■ **THE REQUEST**
Please find all lines in the data that hold the string "matplotlib" and copy them.

-------- INFORMATION SUPPLIED --------

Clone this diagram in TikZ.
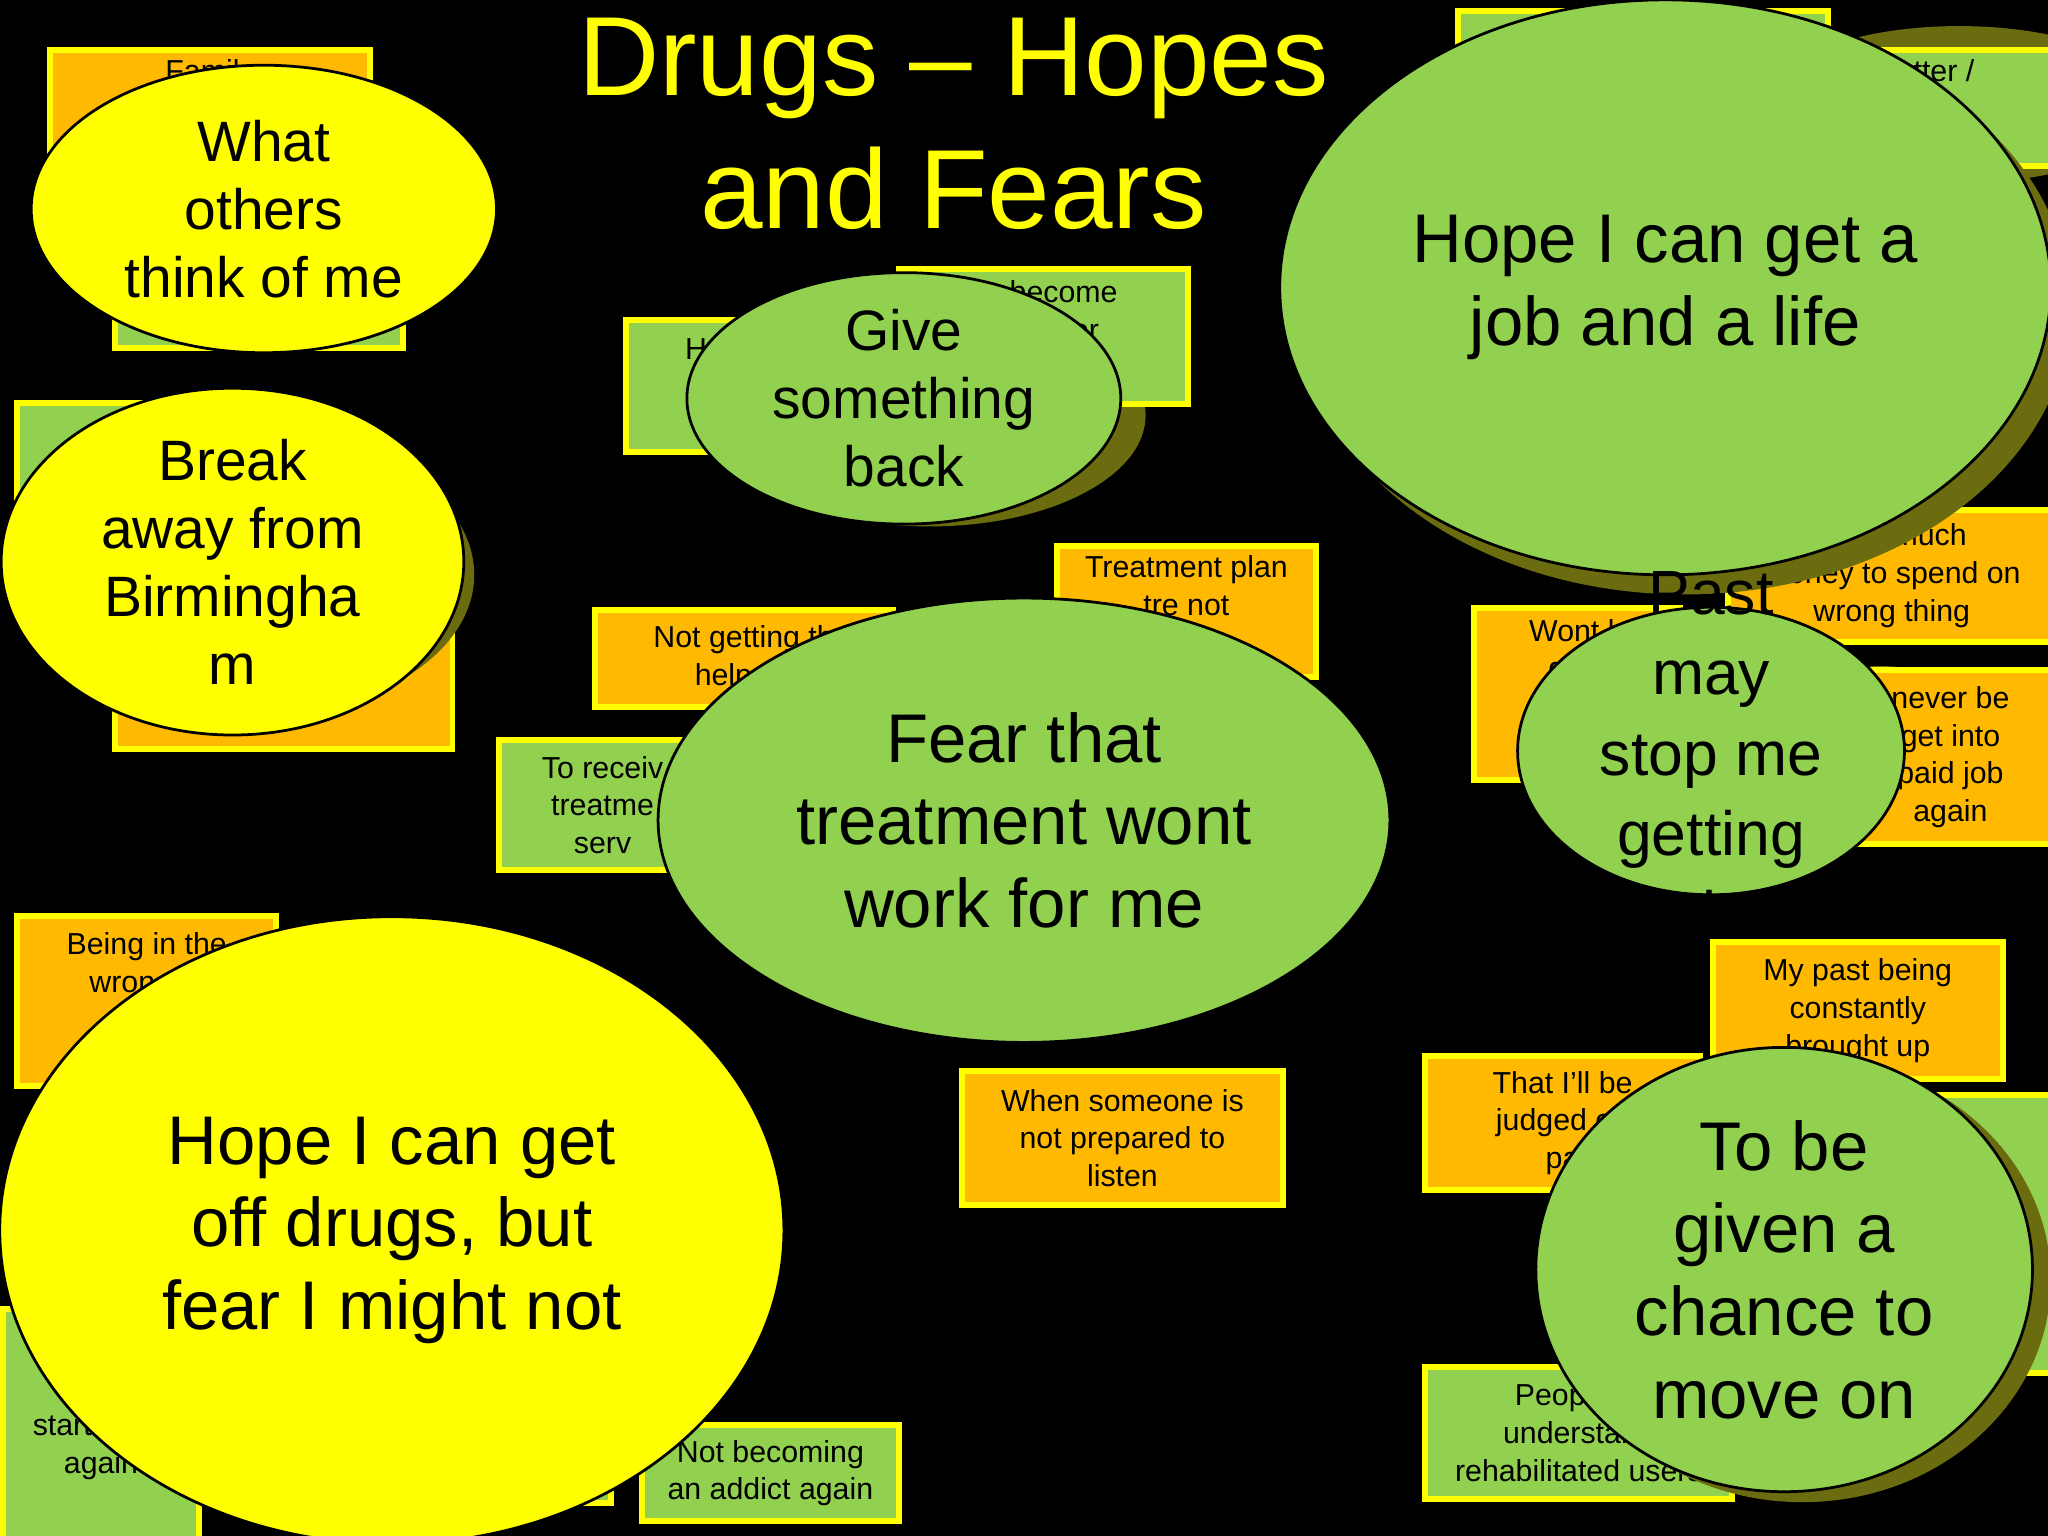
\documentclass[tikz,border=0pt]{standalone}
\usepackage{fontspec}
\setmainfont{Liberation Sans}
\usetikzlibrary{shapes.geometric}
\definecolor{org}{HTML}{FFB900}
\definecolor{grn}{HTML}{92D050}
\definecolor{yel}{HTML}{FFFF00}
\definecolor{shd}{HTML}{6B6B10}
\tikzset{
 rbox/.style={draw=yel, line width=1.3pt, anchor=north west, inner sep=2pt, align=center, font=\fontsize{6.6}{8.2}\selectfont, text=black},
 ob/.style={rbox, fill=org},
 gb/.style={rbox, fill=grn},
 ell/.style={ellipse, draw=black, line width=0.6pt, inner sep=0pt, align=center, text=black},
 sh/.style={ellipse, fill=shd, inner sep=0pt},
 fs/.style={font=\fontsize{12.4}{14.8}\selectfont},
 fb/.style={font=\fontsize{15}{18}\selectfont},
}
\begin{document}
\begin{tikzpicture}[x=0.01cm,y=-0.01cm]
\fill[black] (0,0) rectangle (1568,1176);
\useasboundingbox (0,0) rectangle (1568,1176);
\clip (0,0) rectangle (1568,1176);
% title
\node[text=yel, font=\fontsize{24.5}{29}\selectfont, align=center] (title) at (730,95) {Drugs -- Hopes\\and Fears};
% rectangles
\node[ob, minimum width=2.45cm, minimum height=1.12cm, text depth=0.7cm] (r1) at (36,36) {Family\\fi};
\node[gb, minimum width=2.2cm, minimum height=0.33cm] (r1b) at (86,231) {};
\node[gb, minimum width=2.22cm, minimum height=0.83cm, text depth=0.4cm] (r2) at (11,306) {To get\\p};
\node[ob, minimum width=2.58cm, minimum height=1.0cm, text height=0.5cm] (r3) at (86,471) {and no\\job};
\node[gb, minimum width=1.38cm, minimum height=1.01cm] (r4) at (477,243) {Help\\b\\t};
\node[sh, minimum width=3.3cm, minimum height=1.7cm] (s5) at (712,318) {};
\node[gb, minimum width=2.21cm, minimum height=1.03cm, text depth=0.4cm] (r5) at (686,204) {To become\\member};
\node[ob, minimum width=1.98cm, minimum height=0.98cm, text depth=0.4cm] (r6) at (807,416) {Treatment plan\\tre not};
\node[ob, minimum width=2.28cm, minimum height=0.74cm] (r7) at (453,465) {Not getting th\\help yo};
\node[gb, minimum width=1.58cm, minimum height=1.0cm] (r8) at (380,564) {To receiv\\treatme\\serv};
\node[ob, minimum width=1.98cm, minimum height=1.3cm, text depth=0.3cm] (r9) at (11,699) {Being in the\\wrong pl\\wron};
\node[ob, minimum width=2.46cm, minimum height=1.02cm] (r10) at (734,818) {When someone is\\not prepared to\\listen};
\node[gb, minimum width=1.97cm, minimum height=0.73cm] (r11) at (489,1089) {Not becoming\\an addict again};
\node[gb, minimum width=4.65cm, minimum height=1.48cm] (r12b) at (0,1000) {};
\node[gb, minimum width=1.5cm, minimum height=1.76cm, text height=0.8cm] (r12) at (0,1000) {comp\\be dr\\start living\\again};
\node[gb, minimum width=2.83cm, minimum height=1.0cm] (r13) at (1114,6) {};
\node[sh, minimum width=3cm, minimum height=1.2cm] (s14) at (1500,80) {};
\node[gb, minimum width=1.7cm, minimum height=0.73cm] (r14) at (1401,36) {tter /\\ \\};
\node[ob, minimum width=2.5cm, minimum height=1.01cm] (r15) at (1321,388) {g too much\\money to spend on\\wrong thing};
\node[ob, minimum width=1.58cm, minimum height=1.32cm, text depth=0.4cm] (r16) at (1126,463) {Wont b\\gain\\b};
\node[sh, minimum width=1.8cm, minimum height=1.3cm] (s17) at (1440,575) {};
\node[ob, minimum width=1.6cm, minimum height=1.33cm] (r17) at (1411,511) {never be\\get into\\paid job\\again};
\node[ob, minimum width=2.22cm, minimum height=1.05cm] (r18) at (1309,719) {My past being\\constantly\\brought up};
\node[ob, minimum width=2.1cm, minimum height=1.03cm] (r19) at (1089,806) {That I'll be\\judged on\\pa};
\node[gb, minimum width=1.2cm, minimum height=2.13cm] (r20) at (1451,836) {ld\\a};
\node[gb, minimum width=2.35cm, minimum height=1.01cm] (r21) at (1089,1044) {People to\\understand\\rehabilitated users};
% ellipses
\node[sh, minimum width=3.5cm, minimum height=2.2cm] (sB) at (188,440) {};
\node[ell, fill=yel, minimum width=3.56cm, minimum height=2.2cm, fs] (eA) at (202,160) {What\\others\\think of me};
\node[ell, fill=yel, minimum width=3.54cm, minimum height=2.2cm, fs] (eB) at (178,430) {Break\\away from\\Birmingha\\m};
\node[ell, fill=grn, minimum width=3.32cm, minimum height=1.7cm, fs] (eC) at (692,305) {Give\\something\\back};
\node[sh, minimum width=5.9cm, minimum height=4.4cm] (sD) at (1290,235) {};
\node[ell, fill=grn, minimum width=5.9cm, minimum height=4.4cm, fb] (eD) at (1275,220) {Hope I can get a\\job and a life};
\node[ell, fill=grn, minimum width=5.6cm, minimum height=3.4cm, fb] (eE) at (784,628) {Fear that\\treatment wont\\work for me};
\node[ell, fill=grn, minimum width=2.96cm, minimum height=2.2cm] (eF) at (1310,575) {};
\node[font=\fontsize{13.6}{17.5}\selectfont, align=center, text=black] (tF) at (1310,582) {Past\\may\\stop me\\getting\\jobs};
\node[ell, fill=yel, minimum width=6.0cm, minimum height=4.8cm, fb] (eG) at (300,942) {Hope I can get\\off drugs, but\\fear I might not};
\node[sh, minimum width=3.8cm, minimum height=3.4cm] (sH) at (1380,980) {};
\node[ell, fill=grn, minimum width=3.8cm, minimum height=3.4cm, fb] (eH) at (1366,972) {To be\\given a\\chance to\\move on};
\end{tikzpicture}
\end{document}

--------
-------- INFORMATION SUPPLIED --------

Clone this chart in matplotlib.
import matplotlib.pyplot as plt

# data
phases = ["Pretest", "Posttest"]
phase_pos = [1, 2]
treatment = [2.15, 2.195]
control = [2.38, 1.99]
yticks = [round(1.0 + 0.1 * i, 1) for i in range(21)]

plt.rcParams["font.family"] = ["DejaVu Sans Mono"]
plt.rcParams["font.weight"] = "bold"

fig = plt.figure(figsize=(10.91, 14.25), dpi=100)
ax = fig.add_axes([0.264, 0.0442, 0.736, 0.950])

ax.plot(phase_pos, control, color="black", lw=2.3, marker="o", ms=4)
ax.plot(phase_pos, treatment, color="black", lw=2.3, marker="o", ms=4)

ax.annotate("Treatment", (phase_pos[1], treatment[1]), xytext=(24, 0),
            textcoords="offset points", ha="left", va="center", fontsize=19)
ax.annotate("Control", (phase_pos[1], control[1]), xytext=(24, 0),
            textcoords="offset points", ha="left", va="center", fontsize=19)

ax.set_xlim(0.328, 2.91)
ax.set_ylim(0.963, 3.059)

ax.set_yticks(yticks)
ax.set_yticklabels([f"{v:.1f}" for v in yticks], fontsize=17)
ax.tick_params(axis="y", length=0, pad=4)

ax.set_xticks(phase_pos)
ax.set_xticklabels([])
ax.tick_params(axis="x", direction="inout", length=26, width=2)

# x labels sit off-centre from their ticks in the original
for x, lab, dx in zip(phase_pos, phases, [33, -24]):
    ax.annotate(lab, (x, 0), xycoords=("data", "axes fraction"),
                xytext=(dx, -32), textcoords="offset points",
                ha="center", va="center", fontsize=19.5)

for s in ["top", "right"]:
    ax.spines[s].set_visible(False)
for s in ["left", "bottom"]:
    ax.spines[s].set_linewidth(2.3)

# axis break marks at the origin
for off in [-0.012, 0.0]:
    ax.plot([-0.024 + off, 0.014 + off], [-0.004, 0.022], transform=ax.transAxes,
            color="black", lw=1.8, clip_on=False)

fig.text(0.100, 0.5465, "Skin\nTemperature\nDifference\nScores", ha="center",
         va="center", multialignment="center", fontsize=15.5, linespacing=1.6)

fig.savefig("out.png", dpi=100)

--------

■ **SOLUTION FOR THIS PROBLEM**
Clone this chart in matplotlib.
import matplotlib.pyplot as plt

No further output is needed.